:: Problem details ::
Copy out all the lines in the records that include the word "this".
--- Material shown ---
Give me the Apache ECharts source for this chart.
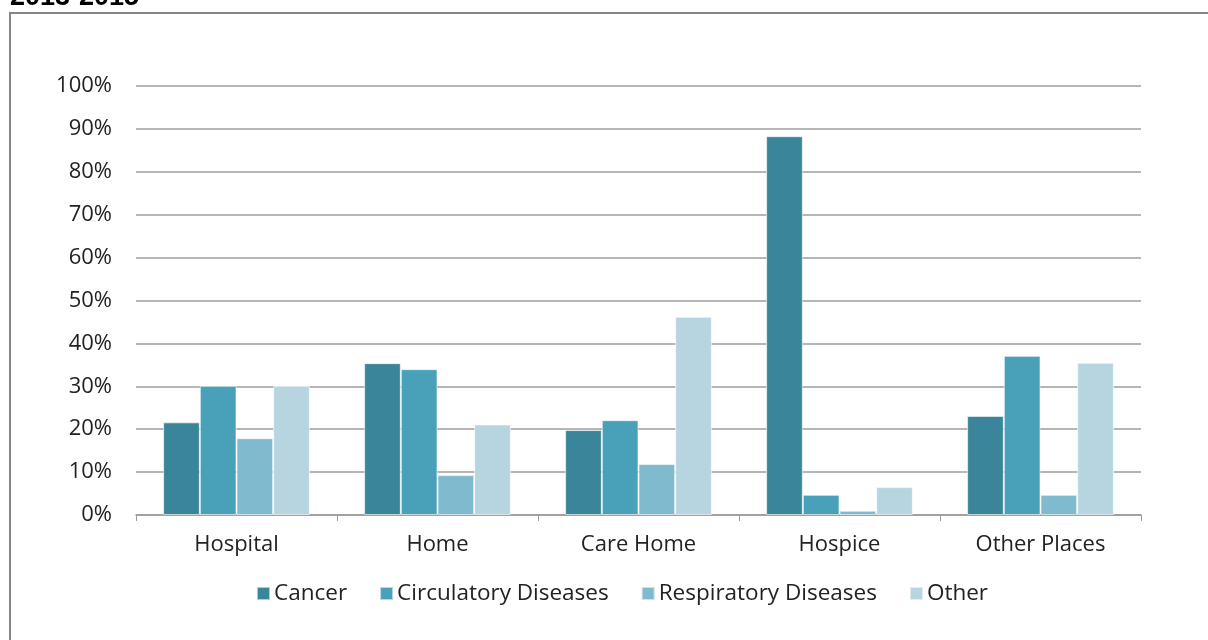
---
--- Material shown ---
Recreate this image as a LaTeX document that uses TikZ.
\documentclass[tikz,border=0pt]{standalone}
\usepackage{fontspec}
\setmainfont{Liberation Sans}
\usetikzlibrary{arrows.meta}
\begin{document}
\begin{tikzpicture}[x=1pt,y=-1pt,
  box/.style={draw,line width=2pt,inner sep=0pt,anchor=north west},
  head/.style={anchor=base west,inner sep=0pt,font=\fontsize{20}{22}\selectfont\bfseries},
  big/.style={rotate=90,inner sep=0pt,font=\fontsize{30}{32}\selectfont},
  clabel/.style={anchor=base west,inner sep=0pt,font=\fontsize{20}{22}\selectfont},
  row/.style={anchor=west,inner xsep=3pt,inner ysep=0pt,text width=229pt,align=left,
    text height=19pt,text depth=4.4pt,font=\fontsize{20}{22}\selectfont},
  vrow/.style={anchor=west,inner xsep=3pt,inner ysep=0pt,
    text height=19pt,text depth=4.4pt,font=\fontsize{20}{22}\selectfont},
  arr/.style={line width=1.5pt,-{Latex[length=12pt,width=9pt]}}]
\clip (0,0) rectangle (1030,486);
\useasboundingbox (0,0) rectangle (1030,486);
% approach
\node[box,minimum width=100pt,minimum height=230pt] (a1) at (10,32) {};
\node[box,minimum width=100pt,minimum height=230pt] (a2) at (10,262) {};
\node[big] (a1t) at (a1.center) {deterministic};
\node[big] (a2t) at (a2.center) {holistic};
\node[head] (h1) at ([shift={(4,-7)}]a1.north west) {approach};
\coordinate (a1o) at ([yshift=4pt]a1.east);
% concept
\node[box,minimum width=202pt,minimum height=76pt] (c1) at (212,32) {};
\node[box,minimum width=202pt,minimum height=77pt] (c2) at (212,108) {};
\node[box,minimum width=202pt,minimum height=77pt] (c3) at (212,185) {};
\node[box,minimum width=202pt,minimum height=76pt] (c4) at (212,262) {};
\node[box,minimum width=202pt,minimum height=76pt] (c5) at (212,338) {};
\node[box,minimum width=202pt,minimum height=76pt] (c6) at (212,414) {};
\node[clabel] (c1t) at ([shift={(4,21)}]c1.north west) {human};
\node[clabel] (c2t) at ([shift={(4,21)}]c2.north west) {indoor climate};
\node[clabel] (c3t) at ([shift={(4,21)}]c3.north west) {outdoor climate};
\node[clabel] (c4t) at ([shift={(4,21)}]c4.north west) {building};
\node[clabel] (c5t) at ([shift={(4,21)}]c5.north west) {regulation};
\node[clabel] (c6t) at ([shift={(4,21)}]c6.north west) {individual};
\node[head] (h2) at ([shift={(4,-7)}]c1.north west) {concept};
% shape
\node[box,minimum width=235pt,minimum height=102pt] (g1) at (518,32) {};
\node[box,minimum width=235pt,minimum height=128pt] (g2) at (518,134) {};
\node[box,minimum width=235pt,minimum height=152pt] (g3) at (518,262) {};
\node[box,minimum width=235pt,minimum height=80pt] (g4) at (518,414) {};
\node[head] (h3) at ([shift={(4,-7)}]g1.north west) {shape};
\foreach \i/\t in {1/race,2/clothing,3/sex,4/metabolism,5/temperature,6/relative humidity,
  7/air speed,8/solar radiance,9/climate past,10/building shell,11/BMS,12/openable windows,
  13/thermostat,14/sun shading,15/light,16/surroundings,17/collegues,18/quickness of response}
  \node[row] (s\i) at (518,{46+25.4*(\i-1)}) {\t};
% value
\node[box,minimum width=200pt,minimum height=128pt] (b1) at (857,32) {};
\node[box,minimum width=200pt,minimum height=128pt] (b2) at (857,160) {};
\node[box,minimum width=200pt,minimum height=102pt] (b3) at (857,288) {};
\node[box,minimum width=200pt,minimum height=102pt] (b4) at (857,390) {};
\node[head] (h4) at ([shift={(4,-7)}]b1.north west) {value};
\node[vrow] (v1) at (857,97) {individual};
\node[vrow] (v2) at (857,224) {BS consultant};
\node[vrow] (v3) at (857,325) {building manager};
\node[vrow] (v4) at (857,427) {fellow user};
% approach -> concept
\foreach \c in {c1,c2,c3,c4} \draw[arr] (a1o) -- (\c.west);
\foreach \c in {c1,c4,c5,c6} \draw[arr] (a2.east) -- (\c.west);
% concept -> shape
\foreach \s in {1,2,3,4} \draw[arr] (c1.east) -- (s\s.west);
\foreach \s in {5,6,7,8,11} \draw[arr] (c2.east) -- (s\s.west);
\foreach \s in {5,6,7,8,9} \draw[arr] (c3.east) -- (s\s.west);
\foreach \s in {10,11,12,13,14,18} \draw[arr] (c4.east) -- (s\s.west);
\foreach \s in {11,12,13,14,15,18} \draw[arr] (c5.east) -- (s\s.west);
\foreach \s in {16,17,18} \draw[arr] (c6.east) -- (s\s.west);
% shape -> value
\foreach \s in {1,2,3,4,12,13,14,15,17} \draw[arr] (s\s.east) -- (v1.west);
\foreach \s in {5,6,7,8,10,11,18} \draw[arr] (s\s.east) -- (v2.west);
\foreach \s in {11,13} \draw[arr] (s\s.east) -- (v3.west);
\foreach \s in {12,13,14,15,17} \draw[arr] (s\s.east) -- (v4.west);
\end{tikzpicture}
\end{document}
---
--- Material shown ---
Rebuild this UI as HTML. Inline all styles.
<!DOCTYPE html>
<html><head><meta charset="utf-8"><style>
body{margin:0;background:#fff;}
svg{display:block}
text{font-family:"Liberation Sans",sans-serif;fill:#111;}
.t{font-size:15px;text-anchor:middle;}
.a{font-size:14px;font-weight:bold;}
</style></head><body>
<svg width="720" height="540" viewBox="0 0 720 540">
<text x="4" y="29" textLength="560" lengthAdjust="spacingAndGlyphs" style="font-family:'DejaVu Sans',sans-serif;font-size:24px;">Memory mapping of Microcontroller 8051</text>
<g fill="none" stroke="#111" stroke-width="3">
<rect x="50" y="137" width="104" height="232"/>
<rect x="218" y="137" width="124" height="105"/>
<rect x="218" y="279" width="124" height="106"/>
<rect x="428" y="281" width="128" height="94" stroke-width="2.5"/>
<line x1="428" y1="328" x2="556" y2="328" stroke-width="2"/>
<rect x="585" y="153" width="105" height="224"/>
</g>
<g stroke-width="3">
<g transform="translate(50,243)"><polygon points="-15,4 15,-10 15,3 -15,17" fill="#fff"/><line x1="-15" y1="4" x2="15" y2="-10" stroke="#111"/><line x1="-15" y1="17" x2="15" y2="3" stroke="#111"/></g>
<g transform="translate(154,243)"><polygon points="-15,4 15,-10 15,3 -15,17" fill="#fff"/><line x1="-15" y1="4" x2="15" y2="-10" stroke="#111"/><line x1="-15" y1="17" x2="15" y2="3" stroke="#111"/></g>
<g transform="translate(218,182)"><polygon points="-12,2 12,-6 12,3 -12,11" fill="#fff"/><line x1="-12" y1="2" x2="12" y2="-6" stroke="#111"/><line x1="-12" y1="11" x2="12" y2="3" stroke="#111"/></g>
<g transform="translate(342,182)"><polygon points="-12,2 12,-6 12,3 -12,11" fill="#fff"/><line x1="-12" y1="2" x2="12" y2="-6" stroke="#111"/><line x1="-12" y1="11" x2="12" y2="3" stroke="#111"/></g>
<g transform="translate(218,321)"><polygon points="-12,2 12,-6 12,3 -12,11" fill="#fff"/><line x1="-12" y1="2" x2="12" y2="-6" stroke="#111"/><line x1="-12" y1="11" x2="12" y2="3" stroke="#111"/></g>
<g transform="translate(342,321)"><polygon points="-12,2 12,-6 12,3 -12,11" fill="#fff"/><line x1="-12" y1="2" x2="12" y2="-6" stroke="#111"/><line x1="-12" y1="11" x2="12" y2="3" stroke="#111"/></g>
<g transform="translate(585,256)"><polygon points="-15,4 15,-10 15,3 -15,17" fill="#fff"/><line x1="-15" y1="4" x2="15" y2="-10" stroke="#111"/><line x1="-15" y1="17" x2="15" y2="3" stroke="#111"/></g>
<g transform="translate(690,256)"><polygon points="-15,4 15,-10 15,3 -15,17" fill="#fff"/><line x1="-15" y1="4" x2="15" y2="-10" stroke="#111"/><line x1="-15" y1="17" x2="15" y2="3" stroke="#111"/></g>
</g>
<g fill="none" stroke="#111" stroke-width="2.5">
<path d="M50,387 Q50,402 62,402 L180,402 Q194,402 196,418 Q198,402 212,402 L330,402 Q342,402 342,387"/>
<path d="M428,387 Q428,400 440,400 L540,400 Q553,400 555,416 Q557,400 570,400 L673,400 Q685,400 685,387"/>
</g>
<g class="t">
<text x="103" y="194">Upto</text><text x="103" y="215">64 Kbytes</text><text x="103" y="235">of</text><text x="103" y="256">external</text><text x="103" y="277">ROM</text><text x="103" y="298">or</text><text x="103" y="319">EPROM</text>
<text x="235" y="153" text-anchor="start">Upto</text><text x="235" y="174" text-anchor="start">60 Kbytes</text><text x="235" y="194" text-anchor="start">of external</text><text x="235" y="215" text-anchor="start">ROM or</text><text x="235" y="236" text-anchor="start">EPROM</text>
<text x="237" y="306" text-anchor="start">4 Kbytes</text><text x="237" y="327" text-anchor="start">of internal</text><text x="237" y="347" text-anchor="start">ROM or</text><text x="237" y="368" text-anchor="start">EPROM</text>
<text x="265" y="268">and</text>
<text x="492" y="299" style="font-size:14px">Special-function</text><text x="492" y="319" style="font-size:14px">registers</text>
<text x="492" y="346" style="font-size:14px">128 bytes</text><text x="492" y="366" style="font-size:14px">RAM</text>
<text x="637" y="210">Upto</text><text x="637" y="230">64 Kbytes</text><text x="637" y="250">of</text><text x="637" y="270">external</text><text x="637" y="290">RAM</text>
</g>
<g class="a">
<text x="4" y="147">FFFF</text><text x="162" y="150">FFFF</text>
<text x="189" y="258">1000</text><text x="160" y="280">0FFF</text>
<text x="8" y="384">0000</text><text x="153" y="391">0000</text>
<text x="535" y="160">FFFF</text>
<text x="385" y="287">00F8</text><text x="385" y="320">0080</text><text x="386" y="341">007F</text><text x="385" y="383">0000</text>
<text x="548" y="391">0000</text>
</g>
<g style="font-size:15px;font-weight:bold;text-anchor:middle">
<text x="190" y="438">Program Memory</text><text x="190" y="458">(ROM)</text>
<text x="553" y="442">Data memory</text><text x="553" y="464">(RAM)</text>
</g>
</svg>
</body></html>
---
:: In response ::
Give me the Apache ECharts source for this chart.
Recreate this image as a LaTeX document that uses TikZ.
Rebuild this UI as HTML. Inline all styles.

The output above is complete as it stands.